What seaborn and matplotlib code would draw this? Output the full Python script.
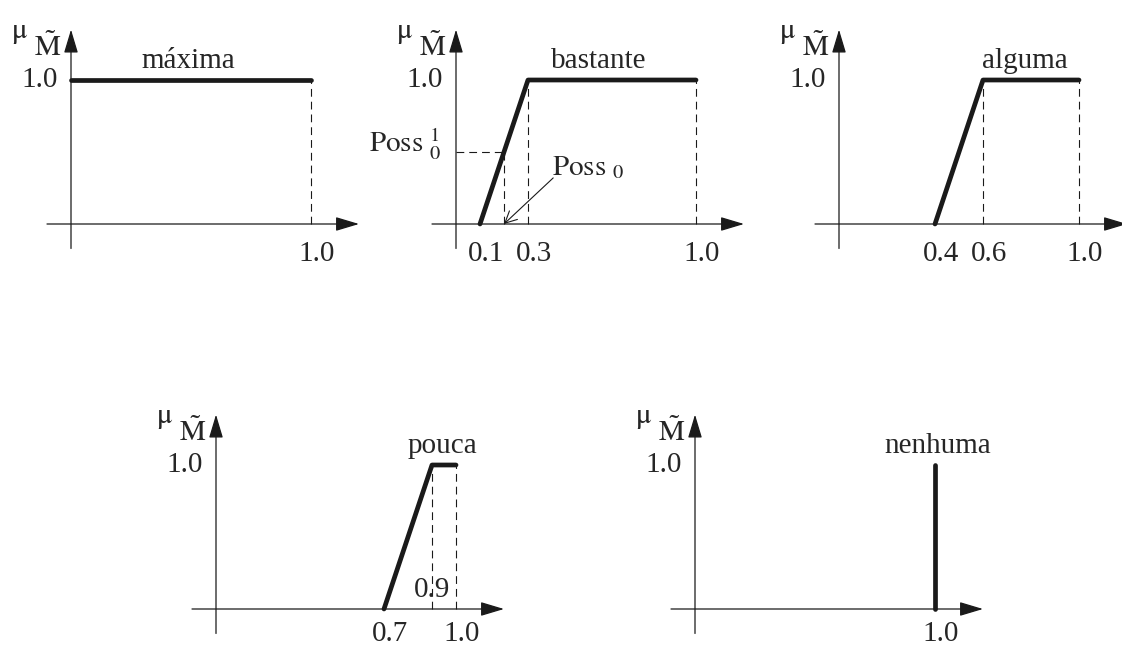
import matplotlib
matplotlib.use("Agg")
import matplotlib.pyplot as plt
import seaborn as sns

# membership functions (x, mu)
maxima_x = [0.0, 1.0]
maxima_y = [1.0, 1.0]
bastante_x = [0.1, 0.3, 1.0]
bastante_y = [0.0, 1.0, 1.0]
alguma_x = [0.4, 0.6, 1.0]
alguma_y = [0.0, 1.0, 1.0]
pouca_x = [0.7, 0.9, 1.0]
pouca_y = [0.0, 1.0, 1.0]
nenhuma_x = [1.0, 1.0]
nenhuma_y = [0.0, 1.0]

names = ["máxima", "bastante", "alguma", "pouca", "nenhuma"]
xs = [maxima_x, bastante_x, alguma_x, pouca_x, nenhuma_x]
ys = [maxima_y, bastante_y, alguma_y, pouca_y, nenhuma_y]
dashed_at = [[1.0], [0.3, 1.0], [0.6, 1.0], [0.9, 1.0], []]
xtick_vals = [[1.0], [0.1, 0.3, 1.0], [0.4, 0.6, 1.0], [0.7, 1.0], [1.0]]
xtick_labels = [["1.0"], ["0.1", "0.3", "1.0"], ["0.4", "0.6", "1.0"], ["0.7", "1.0"], ["1.0"]]
name_x = [0.49, 0.595, 0.775, 0.945, 1.01]

# pixel origin of each small diagram
origins = [(71, 224), (456, 224), (839, 224), (216, 609), (695, 609)]

sns.set_theme(style="white")
plt.rcParams["font.family"] = ["Liberation Serif", "DejaVu Serif"]
plt.rcParams["mathtext.fontset"] = "stix"

W, H = 1122, 647
fig = plt.figure(figsize=(W / 100, H / 100), dpi=100)

SX, SY = 240, 144
X0, X1 = -0.3, 1.3
Y0, Y1 = -0.3, 1.45
FS = 21
dash = (0, (7, 4.5))

for i, (ox, oy) in enumerate(origins):
    left = (ox + X0 * SX) / W
    bottom = 1 - (oy - Y0 * SY) / H
    ax = fig.add_axes([left, bottom, (X1 - X0) * SX / W, (Y1 - Y0) * SY / H])
    ax.set_xlim(X0, X1)
    ax.set_ylim(Y0, Y1)
    ax.axis("off")

    # axes with arrows
    arr = dict(arrowstyle="-|>,head_length=1.0,head_width=0.3", lw=0.9,
               color="k", mutation_scale=14.5, shrinkA=0, shrinkB=0)
    ax.annotate("", xy=(1.2, 0), xytext=(-0.1, 0), arrowprops=arr, annotation_clip=False)
    ax.annotate("", xy=(0, 1.35), xytext=(0, -0.17), arrowprops=arr, annotation_clip=False)

    for xv in dashed_at[i]:
        ax.plot([xv, xv], [0, 1], color="k", lw=0.8, ls=dash)

    sns.lineplot(x=xs[i], y=ys[i], ax=ax, color="k", lw=3.4, sort=False,
                 estimator=None, legend=False)

    ax.text(-0.215, 1.29, r"$\mathrm{\mu}$", fontsize=21, ha="center", va="baseline")
    ax.text(-0.096, 1.17, r"$\tilde{\mathrm{M}}$", fontsize=FS, ha="center", va="baseline")
    ax.text(-0.055, 1.0, "1.0", fontsize=FS, ha="right", va="center")
    ax.text(name_x[i], 1.08, names[i], fontsize=FS, ha="center", va="baseline")

    tick_y = -0.26 if oy < 400 else -0.225
    for xv, lab in zip(xtick_vals[i], xtick_labels[i]):
        ax.text(xv + 0.025, tick_y, lab, fontsize=FS, ha="center", va="baseline")

    if names[i] == "bastante":
        ax.plot([0, 0.2], [0.5, 0.5], color="k", lw=0.8, ls=dash)
        ax.plot([0.2, 0.2], [0, 0.5], color="k", lw=0.8, ls=dash)
        ax.text(-0.06, 0.5, r"$\mathrm{Poss}\ {}^{1}_{0}$", fontsize=FS,
                ha="right", va="baseline")
        ax.text(0.40, 0.34, r"$\mathrm{Poss}\ _{0}$", fontsize=FS,
                ha="left", va="baseline")
        ax.annotate("", xy=(0.2, 0.0), xytext=(0.405, 0.32),
                    arrowprops=dict(arrowstyle="->,head_length=0.6,head_width=0.3",
                                    lw=0.8, color="k", shrinkA=0, shrinkB=0,
                                    mutation_scale=14))
    if names[i] == "pouca":
        ax.text(0.9, 0.08, "0.9", fontsize=FS, ha="center", va="baseline")

fig.savefig("out.png", dpi=100, facecolor="white")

:::

- Task description: Please repeat exactly the data above from its first line to the line that contains "nenhuma_y = [0.0, 1.0]", inclusive, and leave every picture out.

- Written reply:
What seaborn and matplotlib code would draw this? Output the full Python script.
import matplotlib
matplotlib.use("Agg")
import matplotlib.pyplot as plt
import seaborn as sns

# membership functions (x, mu)
maxima_x = [0.0, 1.0]
maxima_y = [1.0, 1.0]
bastante_x = [0.1, 0.3, 1.0]
bastante_y = [0.0, 1.0, 1.0]
alguma_x = [0.4, 0.6, 1.0]
alguma_y = [0.0, 1.0, 1.0]
pouca_x = [0.7, 0.9, 1.0]
pouca_y = [0.0, 1.0, 1.0]
nenhuma_x = [1.0, 1.0]
nenhuma_y = [0.0, 1.0]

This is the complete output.